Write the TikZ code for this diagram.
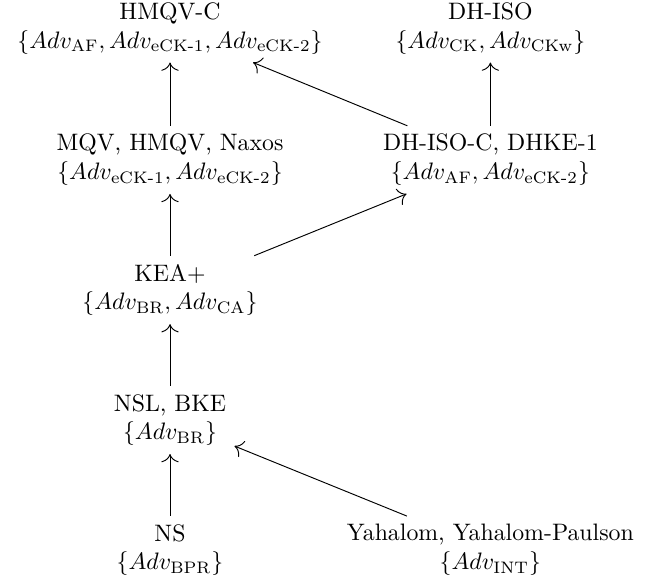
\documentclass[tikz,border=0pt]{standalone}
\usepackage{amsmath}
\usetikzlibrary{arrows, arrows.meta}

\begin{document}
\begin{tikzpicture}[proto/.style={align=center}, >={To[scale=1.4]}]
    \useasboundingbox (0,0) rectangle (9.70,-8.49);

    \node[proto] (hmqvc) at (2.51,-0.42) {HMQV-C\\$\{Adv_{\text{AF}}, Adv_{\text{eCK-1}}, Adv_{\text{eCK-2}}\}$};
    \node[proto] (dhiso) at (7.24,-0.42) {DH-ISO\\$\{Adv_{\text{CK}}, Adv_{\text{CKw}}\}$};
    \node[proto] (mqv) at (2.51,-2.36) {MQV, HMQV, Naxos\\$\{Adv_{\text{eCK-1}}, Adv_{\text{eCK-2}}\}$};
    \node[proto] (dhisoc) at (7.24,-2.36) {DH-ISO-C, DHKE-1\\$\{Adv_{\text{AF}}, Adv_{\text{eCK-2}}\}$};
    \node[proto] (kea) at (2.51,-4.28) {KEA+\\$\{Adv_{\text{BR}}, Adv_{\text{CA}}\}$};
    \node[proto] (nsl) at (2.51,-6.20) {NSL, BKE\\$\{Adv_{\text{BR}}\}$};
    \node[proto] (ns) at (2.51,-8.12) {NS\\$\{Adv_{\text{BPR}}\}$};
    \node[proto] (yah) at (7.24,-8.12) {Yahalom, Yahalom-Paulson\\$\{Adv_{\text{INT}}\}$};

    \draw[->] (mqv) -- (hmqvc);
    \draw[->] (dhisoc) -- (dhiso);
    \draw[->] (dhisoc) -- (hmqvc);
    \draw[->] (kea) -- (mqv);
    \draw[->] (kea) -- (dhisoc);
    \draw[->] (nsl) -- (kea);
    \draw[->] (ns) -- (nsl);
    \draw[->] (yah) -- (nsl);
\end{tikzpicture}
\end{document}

•••••

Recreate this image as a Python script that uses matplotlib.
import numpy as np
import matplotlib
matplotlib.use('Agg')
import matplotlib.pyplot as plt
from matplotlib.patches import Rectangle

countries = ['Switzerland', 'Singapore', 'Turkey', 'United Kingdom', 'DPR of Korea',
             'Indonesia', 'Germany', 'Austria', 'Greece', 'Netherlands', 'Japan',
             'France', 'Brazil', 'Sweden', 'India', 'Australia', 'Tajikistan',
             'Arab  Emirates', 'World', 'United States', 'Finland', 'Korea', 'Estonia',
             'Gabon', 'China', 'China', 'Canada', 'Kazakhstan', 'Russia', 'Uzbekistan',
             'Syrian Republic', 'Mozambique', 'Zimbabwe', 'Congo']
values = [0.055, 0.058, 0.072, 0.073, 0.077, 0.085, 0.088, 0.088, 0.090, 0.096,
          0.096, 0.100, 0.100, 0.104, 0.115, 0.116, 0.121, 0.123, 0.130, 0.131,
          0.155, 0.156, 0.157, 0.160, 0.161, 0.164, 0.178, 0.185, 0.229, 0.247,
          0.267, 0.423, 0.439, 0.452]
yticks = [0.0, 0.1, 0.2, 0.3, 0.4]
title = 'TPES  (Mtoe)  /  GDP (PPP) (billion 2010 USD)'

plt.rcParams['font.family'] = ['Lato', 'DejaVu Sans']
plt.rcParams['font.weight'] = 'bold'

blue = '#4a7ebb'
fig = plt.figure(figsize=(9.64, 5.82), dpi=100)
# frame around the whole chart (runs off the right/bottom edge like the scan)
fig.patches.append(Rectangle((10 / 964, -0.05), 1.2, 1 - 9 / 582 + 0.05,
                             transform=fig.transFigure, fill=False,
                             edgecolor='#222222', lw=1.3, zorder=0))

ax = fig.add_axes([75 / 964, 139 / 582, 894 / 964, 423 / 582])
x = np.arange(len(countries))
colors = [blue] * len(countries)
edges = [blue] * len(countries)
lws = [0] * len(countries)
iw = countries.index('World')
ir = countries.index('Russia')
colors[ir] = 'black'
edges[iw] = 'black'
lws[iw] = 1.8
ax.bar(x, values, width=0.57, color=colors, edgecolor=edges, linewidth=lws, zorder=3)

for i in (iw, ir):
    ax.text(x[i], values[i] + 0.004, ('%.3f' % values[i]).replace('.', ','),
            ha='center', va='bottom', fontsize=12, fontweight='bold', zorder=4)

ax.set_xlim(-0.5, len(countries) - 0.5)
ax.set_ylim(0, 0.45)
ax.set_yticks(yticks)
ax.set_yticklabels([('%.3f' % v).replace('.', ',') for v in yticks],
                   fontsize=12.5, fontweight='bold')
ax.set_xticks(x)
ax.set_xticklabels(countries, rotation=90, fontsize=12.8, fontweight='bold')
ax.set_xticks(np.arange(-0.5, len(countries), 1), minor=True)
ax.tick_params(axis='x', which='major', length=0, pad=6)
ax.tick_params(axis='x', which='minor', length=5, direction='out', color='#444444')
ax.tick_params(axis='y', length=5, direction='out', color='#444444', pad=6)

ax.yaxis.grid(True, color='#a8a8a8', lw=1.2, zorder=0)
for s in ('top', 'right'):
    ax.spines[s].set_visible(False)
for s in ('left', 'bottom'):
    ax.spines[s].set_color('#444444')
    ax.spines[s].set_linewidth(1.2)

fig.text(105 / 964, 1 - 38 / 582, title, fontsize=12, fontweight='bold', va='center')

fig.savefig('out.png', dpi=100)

•••••

**Exercise aim**: From the records above, copy exactly the stretch from the line holding "Write the TikZ code for this diagram." through the line holding "(0,0) rectangle (9.70,-8.49);", both ends included, without the pictures.

**Solution to this task**:
Write the TikZ code for this diagram.
\documentclass[tikz,border=0pt]{standalone}
\usepackage{amsmath}
\usetikzlibrary{arrows, arrows.meta}

\begin{document}
\begin{tikzpicture}[proto/.style={align=center}, >={To[scale=1.4]}]
    \useasboundingbox (0,0) rectangle (9.70,-8.49);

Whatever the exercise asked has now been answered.